Feb 7 is National Black HIV/AIDS Awareness Day. The point of the day is to get more black Americans discussing the sexually transmitted disease, the importance of testing and being sexually safe in general.
“We don’t talk about this kind of thing often but we have to because when you combine this with our poor access to health it can spell really bad things for our people,” said Dr. Juanita Bryant, a NYC-based doctor. “Already, we don’t talk about sex and sexuality. This puts our youth at risk.”
Bryant is referring to the lack of communication that’s common in black families when it comes to sex. And when it comes to sexuality, particularly if you’re gay, this talk can get you kicked out of the home. Just this week, Open Mic Rochester reported that black LGBT youth are not only more likely to become homeless due to family rejection, but also more likely to stay homeless.
You probably don’t hear much about HIV/AIDS anymore but that doesn’t mean it’s not still around, said Bryant. The sexually transmitted disease reached peaks in the mid-1980s. It primarily affected the LGBT community at first and as a result of this, many advocates believe it was initially swept under the rug.
New cases have reduced by 66 percent and more knowledge and better healthcare means diagnosis isn’t automatically a death sentence but you must get tested early, says the CDC:
“Far too many people are diagnosed too late to fully bene t from life-extending treatment. Among those initially diagnosed with HIV infection during 2014, one-quarter (23 percent) were simultaneously diagnosed with AIDS, indicating they were likely infected for many years without knowing it.”

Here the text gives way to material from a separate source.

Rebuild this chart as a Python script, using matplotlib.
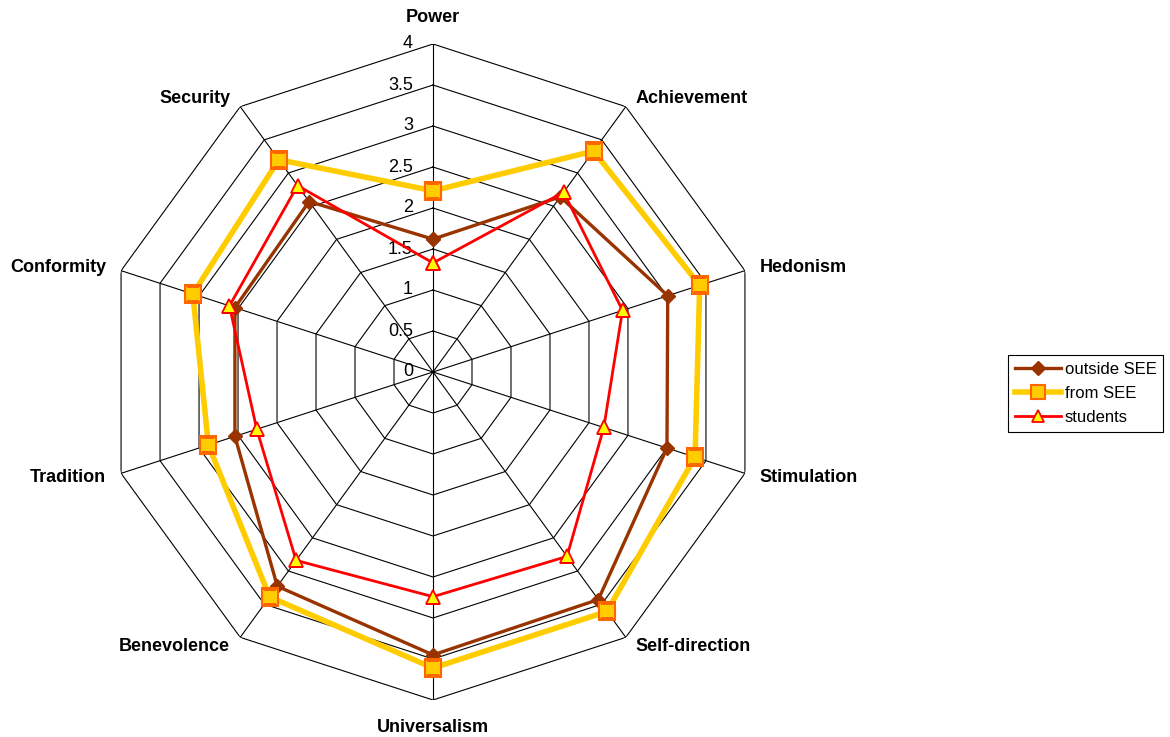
import numpy as np
import matplotlib
matplotlib.use("Agg")
import matplotlib.pyplot as plt
from matplotlib.lines import Line2D

plt.rcParams['font.family'] = ['Liberation Sans', 'DejaVu Sans']

# --- data ---
categories = ['Power', 'Achievement', 'Hedonism', 'Stimulation', 'Self-direction',
              'Universalism', 'Benevolence', 'Tradition', 'Conformity', 'Security']
outside_see = [1.62, 2.64, 3.01, 3.00, 3.43, 3.45, 3.23, 2.54, 2.54, 2.57]
from_see = [2.21, 3.33, 3.42, 3.36, 3.61, 3.61, 3.39, 2.88, 3.08, 3.20]
students = [1.33, 2.71, 2.43, 2.19, 2.78, 2.74, 2.84, 2.26, 2.61, 2.81]
ring_levels = [0.5, 1, 1.5, 2, 2.5, 3, 3.5, 4]
tick_labels = ['0', '0.5', '1', '1.5', '2', '2.5', '3', '3.5', '4']
tick_values = [0, 0.5, 1, 1.5, 2, 2.5, 3, 3.5, 4]

n = len(categories)
theta = np.linspace(0, 2 * np.pi, n, endpoint=False)
theta_closed = np.append(theta, theta[0])


def closed(vals):
    return np.append(vals, vals[0])


fig = plt.figure(figsize=(11.7, 7.37), dpi=100)
ax = fig.add_axes([105 / 1170, 37 / 737, 656 / 1170, 656 / 737], projection='polar')
ax.set_theta_offset(np.pi / 2)
ax.set_theta_direction(-1)
ax.set_ylim(0, 4)
ax.grid(False)
ax.set_xticks([])
ax.set_yticks([])
ax.spines['polar'].set_visible(False)
ax.patch.set_visible(False)

# polygon grid
for r in ring_levels:
    ax.plot(theta_closed, [r] * (n + 1), color='black', lw=0.8, zorder=1)
for t in theta:
    ax.plot([t, t], [0, 4], color='black', lw=0.8, zorder=1)

# value axis labels
for v, lab in zip(tick_values, tick_labels):
    ax.annotate(lab, xy=(0, v), xytext=(-20, 0), textcoords='offset pixels',
                ha='right', va='center', fontsize=13)

# category labels
offsets = {
    'Power': (0, 26, 'center'),
    'Achievement': (10, 8, 'left'),
    'Hedonism': (15, 3, 'left'),
    'Stimulation': (15, -4, 'left'),
    'Self-direction': (10, -9, 'left'),
    'Universalism': (0, -27, 'center'),
    'Benevolence': (-10, -9, 'right'),
    'Tradition': (-15, -4, 'right'),
    'Conformity': (-15, 3, 'right'),
    'Security': (-10, 8, 'right'),
}
for t, cat in zip(theta, categories):
    dx, dy, ha = offsets[cat]
    ax.annotate(cat, xy=(t, 4), xytext=(dx, dy), textcoords='offset pixels',
                ha=ha, va='center', fontsize=13, fontweight='bold')

# series
ax.plot(theta_closed, closed(outside_see), color='#993300', lw=2.4,
        marker='D', markersize=7, markerfacecolor='#993300', markeredgecolor='#993300', zorder=3)
ax.plot(theta_closed, closed(from_see), color='#FFCC00', lw=4,
        marker='s', markersize=12, markerfacecolor='#FFCC00', markeredgecolor='#FF6600',
        markeredgewidth=1.5, zorder=4)
ax.plot(theta_closed, closed(students), color='#FF0000', lw=2,
        marker='^', markersize=10, markerfacecolor='#FFFF00', markeredgecolor='#FF0000',
        markeredgewidth=1.3, zorder=5)

handles = [
    Line2D([], [], color='#993300', lw=2.4, marker='D', markersize=7,
           markerfacecolor='#993300', markeredgecolor='#993300'),
    Line2D([], [], color='#FFCC00', lw=4, marker='s', markersize=10,
           markerfacecolor='#FFCC00', markeredgecolor='#FF6600', markeredgewidth=1.5),
    Line2D([], [], color='#FF0000', lw=2, marker='^', markersize=9,
           markerfacecolor='#FFFF00', markeredgecolor='#FF0000', markeredgewidth=1.3),
]
leg = fig.legend(handles, ['outside SEE', 'from SEE', 'students'],
                 loc='upper left', bbox_to_anchor=(1008 / 1170, 1 - 355 / 737),
                 fontsize=12, frameon=True, fancybox=False, framealpha=1,
                 edgecolor='black', handlelength=2.8, handletextpad=0.2,
                 borderpad=0.4, labelspacing=0.55, borderaxespad=0)
leg.get_frame().set_linewidth(0.8)

fig.savefig('out.png', dpi=100)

In 2015, the latest year data is available, approximately 17,670 African Americans received a diagnosis of HIV infection. Black Americans are listed as the third most likely to get infected with HIV, after men who have sex with men and drug (injection) users. Black Americans make up roughly half of new cases, but just a little over 12 percent of the general population.
“At some point in their lives, approximately one in 20 black men will be diagnosed with HIV, as will one in 48 black women,” states the CDC.
“It’s scary,” said Bryant. “I think when something is scary, we want to ignore it or run away but if you do that with HIV/AIDS you can set yourself up for a worst future trying to treat it. Do yourself a favor and know your status.”
Want to get tested? It’s free and relatively quick. Here are clinics near you
One thing to keep in mind? HIV can take a while to show up, meaning if you get tested and don’t immediately test positive you’re not automatically in the clear. Experts recommend getting tested again three months later and to stay in the habit of regular testing regardless of your sexual history and relationship status.